NIST publishes draft outline for Cybersecurity Framework
By Mickey McCarter
A week ahead of the next national workshop for development of a Cybersecurity Framework, the National Institute of Standards and Technology (NIST) posted a draft outline of the framework to solicit public input.
NIST is hosting a workshop in San Diego, Calif., at the University of California to meet with participants interested in building out the Cybersecurity Framework, intended to be a voluntary guide for how business owners and operators mitigate and respond to major cyberattacks.
The outline, which is currently rather brief, specifies a core structure for the overall framework. It reflects feedback from businesses who have replied to a NIST solicitation as well as those that have participated in previous workshops.
“We are pleased that many private-sector organizations have put significant time and resources into the framework development process,” said Adam Sedgewick, NIST senior information technology policy advisor, in a statement Tuesday. “We believe that both large and small organizations will be able use the final framework to reduce cyberrisks to critical infrastructure by aligning and integrating cybersecurity-related policies and plans, functions and investments into their overall risk management.”
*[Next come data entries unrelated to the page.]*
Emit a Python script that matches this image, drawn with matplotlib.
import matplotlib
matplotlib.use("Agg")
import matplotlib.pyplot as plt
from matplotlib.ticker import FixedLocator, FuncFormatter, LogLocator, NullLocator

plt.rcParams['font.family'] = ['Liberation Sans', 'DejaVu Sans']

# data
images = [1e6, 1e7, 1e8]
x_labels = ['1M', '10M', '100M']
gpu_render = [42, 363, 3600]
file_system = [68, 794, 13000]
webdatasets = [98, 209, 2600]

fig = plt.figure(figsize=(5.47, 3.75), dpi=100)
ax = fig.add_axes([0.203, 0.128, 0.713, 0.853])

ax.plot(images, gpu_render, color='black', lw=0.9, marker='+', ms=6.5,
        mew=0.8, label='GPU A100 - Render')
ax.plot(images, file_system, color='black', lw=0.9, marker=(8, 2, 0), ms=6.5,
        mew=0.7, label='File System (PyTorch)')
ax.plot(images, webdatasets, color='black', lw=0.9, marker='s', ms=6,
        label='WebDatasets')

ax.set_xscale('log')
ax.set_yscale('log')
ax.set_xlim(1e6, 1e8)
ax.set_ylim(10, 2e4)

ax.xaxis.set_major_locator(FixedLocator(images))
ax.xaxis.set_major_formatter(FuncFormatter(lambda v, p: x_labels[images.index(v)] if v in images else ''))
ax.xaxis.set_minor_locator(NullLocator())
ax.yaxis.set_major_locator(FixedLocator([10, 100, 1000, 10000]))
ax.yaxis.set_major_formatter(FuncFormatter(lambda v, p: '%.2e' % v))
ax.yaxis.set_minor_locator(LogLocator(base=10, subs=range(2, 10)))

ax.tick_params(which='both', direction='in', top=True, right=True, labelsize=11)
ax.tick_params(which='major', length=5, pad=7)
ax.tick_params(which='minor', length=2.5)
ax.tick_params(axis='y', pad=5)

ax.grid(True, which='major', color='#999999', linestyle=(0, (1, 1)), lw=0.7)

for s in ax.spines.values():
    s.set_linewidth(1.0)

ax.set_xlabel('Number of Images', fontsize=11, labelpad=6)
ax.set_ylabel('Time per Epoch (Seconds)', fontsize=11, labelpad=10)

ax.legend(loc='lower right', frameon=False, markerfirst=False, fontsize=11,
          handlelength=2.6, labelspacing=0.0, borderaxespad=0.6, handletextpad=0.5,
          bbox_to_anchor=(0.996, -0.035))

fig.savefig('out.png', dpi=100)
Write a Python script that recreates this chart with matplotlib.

On Monday, NIST published a draft outline addressing issues of interest to owners and operators of US critical infrastructure as well as a framework core discussing five major cybersecurity functions and a compendium of references. The agency will hold a fourth national workshop after the gathering in San Diego on July 10-12, and it will publish a draft Cybersecurity Framework for public comment in October.
Manuel Humberto Santander Peláez, an analyst at the SANS Internet Storm Center, praised the draft outline for the Cybersecurity Framework upon its release.
“While this framework is still in draft state, I consider it a breakthrough in increasing the level of security of critical infrastructure, as critical infrastructure officers of the companies have always been reluctant to implement security measures as in the IT normal world because it goes against the way their operating processes work and because managers of these areas see no value added in these tasks,” he wrote. “This framework shows them information security as part of their function and shows a way to integrate seamless to the normal business operation, as they work same process to prevent operation risks to the critical infrastructure, like power disruption, pipe explosion, transformer damage and many others.”
Directed primarily at senior executives, the draft outline proposes steps for executives, managers and staff under functions for an organization’s cybersecurity approach. The five key cybersecurity functions envisioned by the outline include know, prevent, detect, respond and recover — each of these have categories where specific objectives and skills are brought to bear. For example, under the prevent function, categories include identity and access management, physical security, and training and awareness.
The draft outline acknowledges some shortcomings in guidance under the Cybersecurity Framework, as determined by public comments so far. The shortcomings include a lack of standards, guidelines and practices to address privacy and civil liberties and a lack of useful metrics for measuring the effectiveness of cybersecurity operations. NIST continues to ask for input into those areas.
The Cybersecurity Framework is one of several products under development at NIST and the Department of Homeland Security in response to Executive Order 13636, published Feb. 12.